> _Aim of the exercise_
Pictures must not be retyped. Return exactly the lines from the one with "Write a web" through the one with "0.815,0.808,0.812,0.825,0.76,0.82,0.825,0.83,0.827];", both included, and no others.

> _Data to process_
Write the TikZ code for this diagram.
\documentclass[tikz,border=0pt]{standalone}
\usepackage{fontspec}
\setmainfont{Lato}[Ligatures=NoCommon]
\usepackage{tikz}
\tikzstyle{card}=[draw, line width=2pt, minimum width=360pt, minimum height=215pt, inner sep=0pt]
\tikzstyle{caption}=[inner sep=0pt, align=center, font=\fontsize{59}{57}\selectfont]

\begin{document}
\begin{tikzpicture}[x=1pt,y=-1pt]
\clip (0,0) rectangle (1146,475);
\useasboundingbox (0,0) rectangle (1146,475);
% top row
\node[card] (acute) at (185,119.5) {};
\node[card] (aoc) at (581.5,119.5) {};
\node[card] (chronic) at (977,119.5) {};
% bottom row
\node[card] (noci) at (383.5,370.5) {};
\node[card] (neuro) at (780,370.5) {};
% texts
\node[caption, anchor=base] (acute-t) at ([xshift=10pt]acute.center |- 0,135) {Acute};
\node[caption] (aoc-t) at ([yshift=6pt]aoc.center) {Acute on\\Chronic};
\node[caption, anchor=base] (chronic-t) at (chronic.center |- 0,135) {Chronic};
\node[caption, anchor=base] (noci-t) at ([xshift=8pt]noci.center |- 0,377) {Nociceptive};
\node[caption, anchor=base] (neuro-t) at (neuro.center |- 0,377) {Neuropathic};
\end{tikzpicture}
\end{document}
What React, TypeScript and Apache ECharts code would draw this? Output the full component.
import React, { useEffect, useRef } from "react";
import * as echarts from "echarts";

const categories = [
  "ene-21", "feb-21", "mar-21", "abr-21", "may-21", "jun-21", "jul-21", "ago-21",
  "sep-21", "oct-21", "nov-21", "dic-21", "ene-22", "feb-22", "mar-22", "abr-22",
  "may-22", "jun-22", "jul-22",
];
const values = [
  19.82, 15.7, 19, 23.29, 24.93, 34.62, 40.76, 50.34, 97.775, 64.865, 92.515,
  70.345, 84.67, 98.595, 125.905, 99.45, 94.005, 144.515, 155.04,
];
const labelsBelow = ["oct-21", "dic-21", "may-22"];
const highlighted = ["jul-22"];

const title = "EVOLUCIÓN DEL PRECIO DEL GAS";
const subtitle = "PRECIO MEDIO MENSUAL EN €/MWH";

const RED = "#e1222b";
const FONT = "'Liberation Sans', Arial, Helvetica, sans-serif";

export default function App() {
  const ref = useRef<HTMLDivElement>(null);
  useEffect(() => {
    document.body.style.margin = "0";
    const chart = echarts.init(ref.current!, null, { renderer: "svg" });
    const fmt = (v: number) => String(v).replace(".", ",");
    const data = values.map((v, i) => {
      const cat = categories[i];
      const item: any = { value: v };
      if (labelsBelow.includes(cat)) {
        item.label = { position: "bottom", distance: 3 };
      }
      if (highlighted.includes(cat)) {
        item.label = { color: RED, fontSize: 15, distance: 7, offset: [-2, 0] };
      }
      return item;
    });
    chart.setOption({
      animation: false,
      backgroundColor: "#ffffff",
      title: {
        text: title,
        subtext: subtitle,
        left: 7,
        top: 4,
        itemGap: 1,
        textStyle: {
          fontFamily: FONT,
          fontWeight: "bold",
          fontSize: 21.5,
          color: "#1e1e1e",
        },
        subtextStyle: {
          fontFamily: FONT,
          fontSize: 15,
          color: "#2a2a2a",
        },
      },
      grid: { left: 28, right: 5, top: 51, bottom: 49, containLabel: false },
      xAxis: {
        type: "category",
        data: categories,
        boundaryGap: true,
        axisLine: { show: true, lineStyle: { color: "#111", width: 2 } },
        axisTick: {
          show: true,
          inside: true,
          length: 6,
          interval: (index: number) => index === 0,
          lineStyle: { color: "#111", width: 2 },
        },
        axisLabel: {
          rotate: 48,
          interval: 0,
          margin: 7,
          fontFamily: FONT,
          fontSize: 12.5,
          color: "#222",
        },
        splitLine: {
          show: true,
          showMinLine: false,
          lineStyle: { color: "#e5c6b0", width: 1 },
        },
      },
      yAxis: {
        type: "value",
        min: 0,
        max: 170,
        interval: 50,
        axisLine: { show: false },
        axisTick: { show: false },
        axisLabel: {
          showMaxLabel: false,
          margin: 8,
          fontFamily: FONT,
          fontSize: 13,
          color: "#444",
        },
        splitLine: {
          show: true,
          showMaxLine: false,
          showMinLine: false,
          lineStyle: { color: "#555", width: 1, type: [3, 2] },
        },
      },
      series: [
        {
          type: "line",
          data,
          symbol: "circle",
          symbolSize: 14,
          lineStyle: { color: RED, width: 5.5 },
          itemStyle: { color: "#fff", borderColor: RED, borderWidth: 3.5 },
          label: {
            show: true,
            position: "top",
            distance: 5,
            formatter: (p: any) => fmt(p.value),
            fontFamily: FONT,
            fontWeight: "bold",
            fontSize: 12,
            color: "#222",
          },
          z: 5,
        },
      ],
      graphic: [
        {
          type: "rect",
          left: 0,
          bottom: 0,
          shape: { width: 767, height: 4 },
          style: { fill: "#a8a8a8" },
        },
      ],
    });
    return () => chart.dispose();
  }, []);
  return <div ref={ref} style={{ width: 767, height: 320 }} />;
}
--
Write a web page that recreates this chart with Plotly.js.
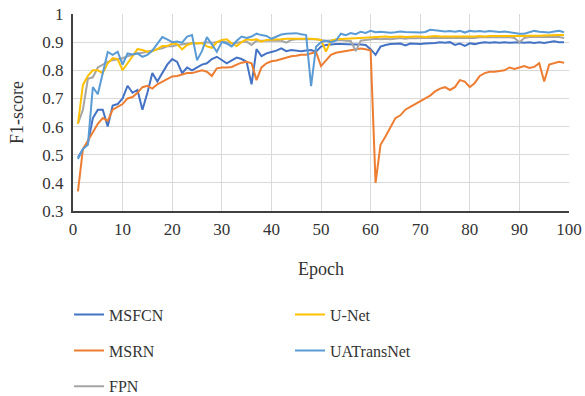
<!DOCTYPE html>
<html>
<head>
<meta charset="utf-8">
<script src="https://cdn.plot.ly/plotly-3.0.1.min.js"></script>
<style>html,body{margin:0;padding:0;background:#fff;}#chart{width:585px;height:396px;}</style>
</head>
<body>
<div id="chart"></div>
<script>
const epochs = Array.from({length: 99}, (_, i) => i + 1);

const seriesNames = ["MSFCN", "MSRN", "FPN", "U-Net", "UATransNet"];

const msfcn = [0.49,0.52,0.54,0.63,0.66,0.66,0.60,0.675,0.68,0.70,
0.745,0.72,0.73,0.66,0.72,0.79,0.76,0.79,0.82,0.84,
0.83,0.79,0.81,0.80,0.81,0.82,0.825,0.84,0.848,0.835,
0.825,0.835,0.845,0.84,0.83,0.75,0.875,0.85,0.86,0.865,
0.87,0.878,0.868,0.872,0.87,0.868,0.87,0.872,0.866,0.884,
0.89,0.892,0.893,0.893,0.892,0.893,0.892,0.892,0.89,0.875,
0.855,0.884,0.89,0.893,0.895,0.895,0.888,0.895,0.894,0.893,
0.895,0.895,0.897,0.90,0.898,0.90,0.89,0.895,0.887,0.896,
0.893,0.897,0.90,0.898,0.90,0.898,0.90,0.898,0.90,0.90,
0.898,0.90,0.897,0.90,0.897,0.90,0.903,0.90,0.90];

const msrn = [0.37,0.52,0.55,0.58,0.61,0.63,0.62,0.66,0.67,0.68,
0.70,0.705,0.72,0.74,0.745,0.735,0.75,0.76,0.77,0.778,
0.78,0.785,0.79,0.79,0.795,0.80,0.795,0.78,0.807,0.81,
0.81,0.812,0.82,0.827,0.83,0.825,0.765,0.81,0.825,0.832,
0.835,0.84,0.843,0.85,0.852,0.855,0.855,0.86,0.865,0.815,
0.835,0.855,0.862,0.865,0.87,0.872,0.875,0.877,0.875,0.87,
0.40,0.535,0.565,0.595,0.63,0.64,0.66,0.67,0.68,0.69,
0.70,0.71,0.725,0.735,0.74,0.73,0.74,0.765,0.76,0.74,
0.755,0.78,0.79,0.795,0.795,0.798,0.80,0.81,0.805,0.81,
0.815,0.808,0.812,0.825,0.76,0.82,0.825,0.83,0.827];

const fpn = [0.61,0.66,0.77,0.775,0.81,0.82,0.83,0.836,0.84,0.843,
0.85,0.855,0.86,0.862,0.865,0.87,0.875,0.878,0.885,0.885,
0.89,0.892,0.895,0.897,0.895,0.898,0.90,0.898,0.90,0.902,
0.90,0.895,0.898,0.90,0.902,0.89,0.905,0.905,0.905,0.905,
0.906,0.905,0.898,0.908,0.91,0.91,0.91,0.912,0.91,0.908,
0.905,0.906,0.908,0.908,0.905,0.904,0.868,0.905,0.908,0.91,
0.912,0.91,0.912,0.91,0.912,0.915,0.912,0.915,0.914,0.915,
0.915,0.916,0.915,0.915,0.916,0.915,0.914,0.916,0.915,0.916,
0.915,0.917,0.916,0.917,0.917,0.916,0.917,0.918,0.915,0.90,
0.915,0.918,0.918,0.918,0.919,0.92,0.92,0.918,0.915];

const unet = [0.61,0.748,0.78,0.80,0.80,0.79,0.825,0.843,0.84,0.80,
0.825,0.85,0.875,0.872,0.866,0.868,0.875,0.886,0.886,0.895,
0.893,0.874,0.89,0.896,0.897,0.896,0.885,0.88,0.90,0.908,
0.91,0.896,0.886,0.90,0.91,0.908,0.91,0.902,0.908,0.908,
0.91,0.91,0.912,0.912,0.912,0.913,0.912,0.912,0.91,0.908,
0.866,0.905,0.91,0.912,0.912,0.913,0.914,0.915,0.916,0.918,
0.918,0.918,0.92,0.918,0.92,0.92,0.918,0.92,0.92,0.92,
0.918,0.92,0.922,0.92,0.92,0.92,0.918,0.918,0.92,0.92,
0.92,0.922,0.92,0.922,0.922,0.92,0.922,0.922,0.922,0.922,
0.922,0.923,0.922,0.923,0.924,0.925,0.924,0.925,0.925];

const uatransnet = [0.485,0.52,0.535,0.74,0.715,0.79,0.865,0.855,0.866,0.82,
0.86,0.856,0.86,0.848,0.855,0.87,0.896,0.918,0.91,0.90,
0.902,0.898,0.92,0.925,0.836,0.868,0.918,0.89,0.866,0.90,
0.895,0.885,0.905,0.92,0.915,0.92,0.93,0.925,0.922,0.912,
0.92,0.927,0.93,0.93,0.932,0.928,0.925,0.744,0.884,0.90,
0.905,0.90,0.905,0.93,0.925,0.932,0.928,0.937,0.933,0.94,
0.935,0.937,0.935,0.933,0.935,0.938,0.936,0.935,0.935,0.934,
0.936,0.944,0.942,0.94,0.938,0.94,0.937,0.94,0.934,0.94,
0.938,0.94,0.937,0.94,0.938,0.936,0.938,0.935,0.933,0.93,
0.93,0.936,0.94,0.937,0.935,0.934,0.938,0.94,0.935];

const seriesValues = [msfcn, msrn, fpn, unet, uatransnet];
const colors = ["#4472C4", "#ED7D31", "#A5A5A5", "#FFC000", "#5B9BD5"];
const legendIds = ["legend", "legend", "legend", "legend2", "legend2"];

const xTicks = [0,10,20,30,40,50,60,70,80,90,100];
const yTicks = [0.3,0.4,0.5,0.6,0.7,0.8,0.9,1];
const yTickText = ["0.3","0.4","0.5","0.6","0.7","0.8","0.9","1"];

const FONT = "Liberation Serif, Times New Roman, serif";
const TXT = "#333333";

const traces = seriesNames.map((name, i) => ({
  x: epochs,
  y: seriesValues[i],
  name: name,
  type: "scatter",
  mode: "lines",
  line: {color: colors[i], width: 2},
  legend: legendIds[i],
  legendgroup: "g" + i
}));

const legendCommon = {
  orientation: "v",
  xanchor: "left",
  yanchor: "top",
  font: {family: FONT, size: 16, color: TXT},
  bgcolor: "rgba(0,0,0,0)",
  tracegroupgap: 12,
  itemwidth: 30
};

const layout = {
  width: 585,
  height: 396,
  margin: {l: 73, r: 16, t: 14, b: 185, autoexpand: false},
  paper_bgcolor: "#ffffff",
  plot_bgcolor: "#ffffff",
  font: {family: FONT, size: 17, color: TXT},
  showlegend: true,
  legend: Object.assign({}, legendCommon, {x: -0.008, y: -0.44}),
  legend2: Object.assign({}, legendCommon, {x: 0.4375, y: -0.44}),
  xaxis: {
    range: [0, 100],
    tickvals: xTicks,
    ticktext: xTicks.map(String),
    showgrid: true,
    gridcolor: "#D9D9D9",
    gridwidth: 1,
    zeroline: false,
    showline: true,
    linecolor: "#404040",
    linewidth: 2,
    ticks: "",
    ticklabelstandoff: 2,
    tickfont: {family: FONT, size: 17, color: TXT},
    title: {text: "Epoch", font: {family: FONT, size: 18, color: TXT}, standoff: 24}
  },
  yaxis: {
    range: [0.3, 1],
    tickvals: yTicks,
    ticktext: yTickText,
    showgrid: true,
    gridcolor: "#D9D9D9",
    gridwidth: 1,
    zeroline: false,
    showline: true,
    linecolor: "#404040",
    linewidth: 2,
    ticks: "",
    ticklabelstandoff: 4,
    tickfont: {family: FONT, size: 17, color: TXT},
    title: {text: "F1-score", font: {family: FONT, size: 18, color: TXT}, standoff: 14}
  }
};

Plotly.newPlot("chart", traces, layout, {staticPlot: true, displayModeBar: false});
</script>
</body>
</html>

> _Answer to this task_
Write a web page that recreates this chart with Plotly.js.
<!DOCTYPE html>
<html>
<head>
<meta charset="utf-8">
<script src="https://cdn.plot.ly/plotly-3.0.1.min.js"></script>
<style>html,body{margin:0;padding:0;background:#fff;}#chart{width:585px;height:396px;}</style>
</head>
<body>
<div id="chart"></div>
<script>
const epochs = Array.from({length: 99}, (_, i) => i + 1);

const seriesNames = ["MSFCN", "MSRN", "FPN", "U-Net", "UATransNet"];

const msfcn = [0.49,0.52,0.54,0.63,0.66,0.66,0.60,0.675,0.68,0.70,
0.745,0.72,0.73,0.66,0.72,0.79,0.76,0.79,0.82,0.84,
0.83,0.79,0.81,0.80,0.81,0.82,0.825,0.84,0.848,0.835,
0.825,0.835,0.845,0.84,0.83,0.75,0.875,0.85,0.86,0.865,
0.87,0.878,0.868,0.872,0.87,0.868,0.87,0.872,0.866,0.884,
0.89,0.892,0.893,0.893,0.892,0.893,0.892,0.892,0.89,0.875,
0.855,0.884,0.89,0.893,0.895,0.895,0.888,0.895,0.894,0.893,
0.895,0.895,0.897,0.90,0.898,0.90,0.89,0.895,0.887,0.896,
0.893,0.897,0.90,0.898,0.90,0.898,0.90,0.898,0.90,0.90,
0.898,0.90,0.897,0.90,0.897,0.90,0.903,0.90,0.90];

const msrn = [0.37,0.52,0.55,0.58,0.61,0.63,0.62,0.66,0.67,0.68,
0.70,0.705,0.72,0.74,0.745,0.735,0.75,0.76,0.77,0.778,
0.78,0.785,0.79,0.79,0.795,0.80,0.795,0.78,0.807,0.81,
0.81,0.812,0.82,0.827,0.83,0.825,0.765,0.81,0.825,0.832,
0.835,0.84,0.843,0.85,0.852,0.855,0.855,0.86,0.865,0.815,
0.835,0.855,0.862,0.865,0.87,0.872,0.875,0.877,0.875,0.87,
0.40,0.535,0.565,0.595,0.63,0.64,0.66,0.67,0.68,0.69,
0.70,0.71,0.725,0.735,0.74,0.73,0.74,0.765,0.76,0.74,
0.755,0.78,0.79,0.795,0.795,0.798,0.80,0.81,0.805,0.81,
0.815,0.808,0.812,0.825,0.76,0.82,0.825,0.83,0.827];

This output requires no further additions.